## Stated exercise:
Your output must be the lines below from the line containing "Convert this chart to matplotlib code." to the line containing "np.zeros(len(panjang_muda)), 'D', color='black', ms=4.8, mew=0)", both lines included, reproduced exactly and without pictures.

[Data records]
****************

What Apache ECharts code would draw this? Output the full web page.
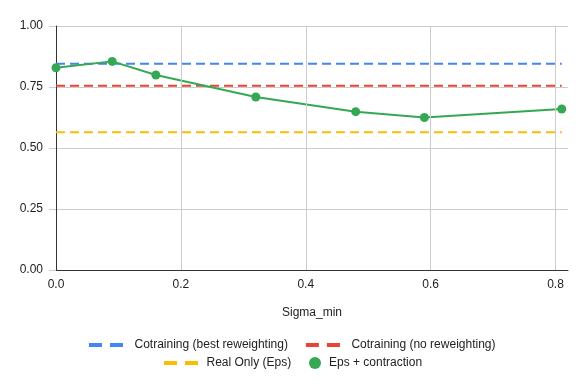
<!DOCTYPE html>
<html>
<head>
<meta charset="utf-8">
<script src="https://cdn.jsdelivr.net/npm/echarts@6/dist/echarts.min.js"></script>
<style>html,body{margin:0;padding:0;background:#fff}#c{width:588px;height:387px}</style>
</head>
<body>
<div id="c"></div>
<script>
const sigmaMin = [0, 0.09, 0.16, 0.32, 0.48, 0.59, 0.81];
const bestReweighting = [0.845, 0.845, 0.845, 0.845, 0.845, 0.845, 0.845];
const noReweighting = [0.755, 0.755, 0.755, 0.755, 0.755, 0.755, 0.755];
const realOnly = [0.565, 0.565, 0.565, 0.565, 0.565, 0.565, 0.565];
const epsContraction = [0.829, 0.855, 0.799, 0.709, 0.649, 0.625, 0.660];
const xTicks = [0, 0.2, 0.4, 0.6, 0.8];
const yTicks = [0, 0.25, 0.5, 0.75, 1.0];
const names = ['Cotraining (best reweighting)', 'Cotraining (no reweighting)', 'Real Only (Eps)', 'Eps + contraction'];
const colors = ['#4285f4', '#ea4335', '#fbbc04', '#34a853'];

const pair = (ys) => sigmaMin.map((x, i) => [x, ys[i]]);
const font = '"Liberation Sans", Arial, sans-serif';
const dashIcon = 'path://M0,0 H13 V4 H0 Z M21,0 H34 V4 H21 Z';
const legendText = (pl) => ({fontFamily: font, fontSize: 12, color: '#222', padding: [0, 0, 0, pl]});

const chart = echarts.init(document.getElementById('c'), null, {renderer: 'canvas'});
const dashed = (name, ys, color) => ({
  name, type: 'line', data: pair(ys), showSymbol: false, symbol: 'none',
  lineStyle: {color, width: 2, type: [9, 5]}, itemStyle: {color}, silent: true, z: 2
});
chart.setOption({
  animation: false,
  textStyle: {fontFamily: font},
  grid: {left: 56, right: 20, top: 26, bottom: 117, containLabel: false},
  legend: [
    {data: [names[0], names[1]].map((n) => ({name: n, icon: dashIcon})), left: 89, top: 339, padding: 0,
     itemWidth: 35, itemHeight: 4, itemGap: 18, textStyle: legendText(6)},
    {data: [{name: names[2], icon: dashIcon}], left: 164, top: 357, padding: 0,
     itemWidth: 35, itemHeight: 4, textStyle: legendText(3)},
    {data: [{name: names[3], icon: 'circle'}], left: 309, top: 357, padding: 0,
     itemWidth: 12, itemHeight: 12, textStyle: legendText(3)}
  ],
  xAxis: {
    type: 'value', min: 0, max: 0.82, interval: 0.2,
    name: 'Sigma_min', nameLocation: 'middle', nameGap: 37,
    nameTextStyle: {fontFamily: font, fontSize: 12, color: '#222'},
    axisLine: {show: true, lineStyle: {color: '#333', width: 1}},
    axisTick: {show: false},
    splitLine: {show: false},
    axisLabel: {fontFamily: font, fontSize: 12, color: '#222', margin: 9,
      formatter: v => xTicks.some(t => Math.abs(t - v) < 1e-9) ? v.toFixed(1) : ''}
  },
  yAxis: {
    type: 'value', min: 0, max: 1, interval: 0.25,
    axisLine: {show: true, lineStyle: {color: '#333', width: 1}},
    axisTick: {show: true, length: 7, lineStyle: {color: '#ccc'}},
    splitLine: {show: true, lineStyle: {color: '#ccc', width: 1}},
    axisLabel: {fontFamily: font, fontSize: 12, color: '#222', margin: 13,
      formatter: v => yTicks.some(t => Math.abs(t - v) < 1e-9) ? v.toFixed(2) : ''}
  },
  series: [
    {type: 'line', data: [], silent: true, z: 1,
     markLine: {silent: true, symbol: 'none', label: {show: false},
       lineStyle: {color: '#ccc', width: 1, type: 'solid'},
       data: xTicks.filter(t => t > 0).map(t => ({xAxis: t}))}},
    dashed(names[0], bestReweighting, colors[0]),
    dashed(names[1], noReweighting, colors[1]),
    dashed(names[2], realOnly, colors[2]),
    {name: names[3], type: 'line', data: pair(epsContraction), symbol: 'circle', symbolSize: 9,
     lineStyle: {color: colors[3], width: 2}, itemStyle: {color: colors[3]}, z: 3}
  ]
});
</script>
</body>
</html>
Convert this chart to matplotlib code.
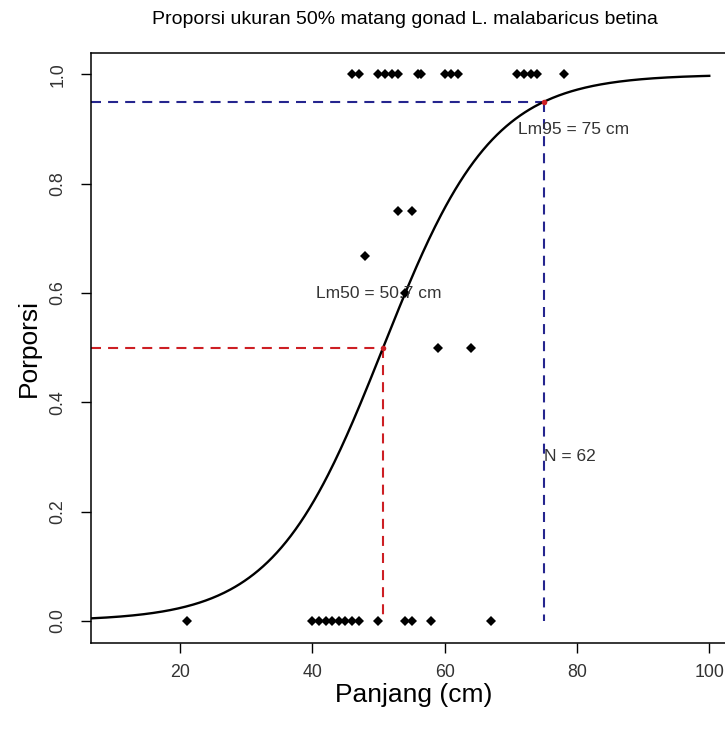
"""
Kurva logistik proporsi matang gonad (L. malabaricus betina)
"""
import numpy as np
import matplotlib
matplotlib.use('Agg')
import matplotlib.pyplot as plt

plt.rcParams['font.family'] = ['Liberation Sans', 'DejaVu Sans']

# data pengamatan (panjang cm, proporsi matang)
panjang_matang = [46, 47, 50, 51, 52, 53, 56, 56.5, 60, 61, 62, 71, 72, 73, 74, 78]
panjang_tengah = [53, 55, 48, 54, 59, 64]
proporsi_tengah = [0.75, 0.75, 0.667, 0.6, 0.5, 0.5]
panjang_muda = [21, 40, 41, 42, 43, 44, 45, 46, 47, 50, 54, 55, 58, 67]

# parameter kurva
lm50 = 50.7
lm95 = 75
n_sampel = 62
x_ticks = [20, 40, 60, 80, 100]
y_ticks = [0.0, 0.2, 0.4, 0.6, 0.8, 1.0]

r = np.log(19) / (lm95 - lm50)
xlim = (6.55, 104.0)
px_per_cm = 6.616

fig = plt.figure(figsize=(7.25, 7.33), dpi=100)
ax = fig.add_axes([91 / 725, (733 - 642.8) / 733,
                   (xlim[1] - xlim[0]) * px_per_cm / 725, 590.2 / 733])

# kurva logistik
xs = np.linspace(xlim[0], 100, 400)
ax.plot(xs, 1 / (1 + np.exp(-r * (xs - lm50))), color='black', lw=1.7, zorder=3)

# titik data
ax.plot(panjang_matang, np.ones(len(panjang_matang)), 'D', color='black', ms=4.8, mew=0)
ax.plot(panjang_tengah, proporsi_tengah, 'D', color='black', ms=4.8, mew=0)
ax.plot(panjang_muda, np.zeros(len(panjang_muda)), 'D', color='black', ms=4.8, mew=0)

# garis Lm50 dan Lm95
merah = '#cd1f24'
biru = '#25258e'
garis = dict(lw=1.5, dashes=(4.8, 3.4))
ax.plot([xlim[0], lm50], [0.5, 0.5], color=merah, **garis)
ax.plot([lm50, lm50], [0.5, 0], color=merah, **garis)
ax.plot([xlim[0], lm95], [0.95, 0.95], color=biru, **garis)
ax.plot([lm95, lm95], [0.95, 0], color=biru, **garis)
ax.plot([lm50, lm95], [0.5, 0.95], 'o', color=merah, ms=4, mew=0, zorder=4)

ax.text(50, 0.6, f'Lm50 = {lm50} cm', fontsize=12.5, color='#333333', ha='center', va='center')
ax.text(79.5, 0.9, f'Lm95 = {lm95} cm', fontsize=12.5, color='#333333', ha='center', va='center')
ax.text(79, 0.3, f'N = {n_sampel}', fontsize=12.5, color='#333333', ha='center', va='center')

ax.set_xlim(*xlim)
ax.set_ylim(-0.04, 1.04)
ax.set_xticks(x_ticks)
ax.set_yticks(y_ticks)
ax.set_xticklabels([str(t) for t in x_ticks])
ax.set_yticklabels([f'{t:.1f}' for t in y_ticks])
ax.tick_params(axis='both', length=7.5, width=1, labelsize=12.8, labelcolor='#333333')
ax.tick_params(axis='x', pad=8)
ax.tick_params(axis='y', pad=10, labelrotation=90)
for lab in ax.get_yticklabels():
    lab.set_va('center')
for s in ax.spines.values():
    s.set_linewidth(1.1)

ax.set_xlabel('Panjang (cm)', fontsize=19, labelpad=1)
ax.set_ylabel('Porporsi', fontsize=19, labelpad=6)
fig.text(405 / 725, 1 - 20 / 733, 'Proporsi ukuran 50% matang gonad L. malabaricus betina',
         fontsize=14, ha='center', va='center')

fig.savefig('out.png', dpi=100)
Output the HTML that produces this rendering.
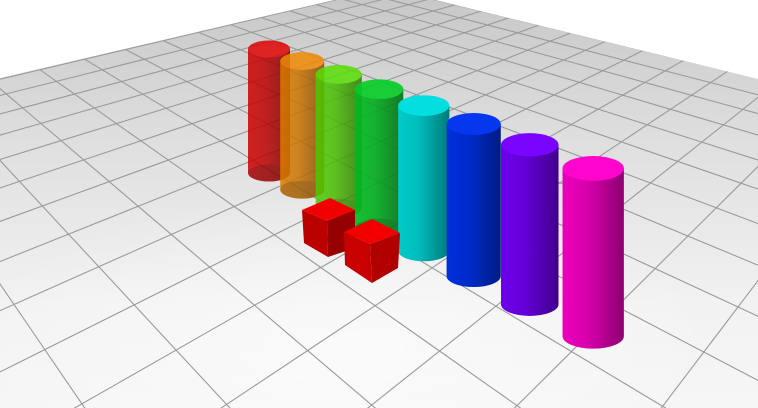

****************

## Response:
Convert this chart to matplotlib code.
"""
Kurva logistik proporsi matang gonad (L. malabaricus betina)
"""
import numpy as np
import matplotlib
matplotlib.use('Agg')
import matplotlib.pyplot as plt

plt.rcParams['font.family'] = ['Liberation Sans', 'DejaVu Sans']

# data pengamatan (panjang cm, proporsi matang)
panjang_matang = [46, 47, 50, 51, 52, 53, 56, 56.5, 60, 61, 62, 71, 72, 73, 74, 78]
panjang_tengah = [53, 55, 48, 54, 59, 64]
proporsi_tengah = [0.75, 0.75, 0.667, 0.6, 0.5, 0.5]
panjang_muda = [21, 40, 41, 42, 43, 44, 45, 46, 47, 50, 54, 55, 58, 67]

# parameter kurva
lm50 = 50.7
lm95 = 75
n_sampel = 62
x_ticks = [20, 40, 60, 80, 100]
y_ticks = [0.0, 0.2, 0.4, 0.6, 0.8, 1.0]

r = np.log(19) / (lm95 - lm50)
xlim = (6.55, 104.0)
px_per_cm = 6.616

fig = plt.figure(figsize=(7.25, 7.33), dpi=100)
ax = fig.add_axes([91 / 725, (733 - 642.8) / 733,
                   (xlim[1] - xlim[0]) * px_per_cm / 725, 590.2 / 733])

# kurva logistik
xs = np.linspace(xlim[0], 100, 400)
ax.plot(xs, 1 / (1 + np.exp(-r * (xs - lm50))), color='black', lw=1.7, zorder=3)

# titik data
ax.plot(panjang_matang, np.ones(len(panjang_matang)), 'D', color='black', ms=4.8, mew=0)
ax.plot(panjang_tengah, proporsi_tengah, 'D', color='black', ms=4.8, mew=0)
ax.plot(panjang_muda, np.zeros(len(panjang_muda)), 'D', color='black', ms=4.8, mew=0)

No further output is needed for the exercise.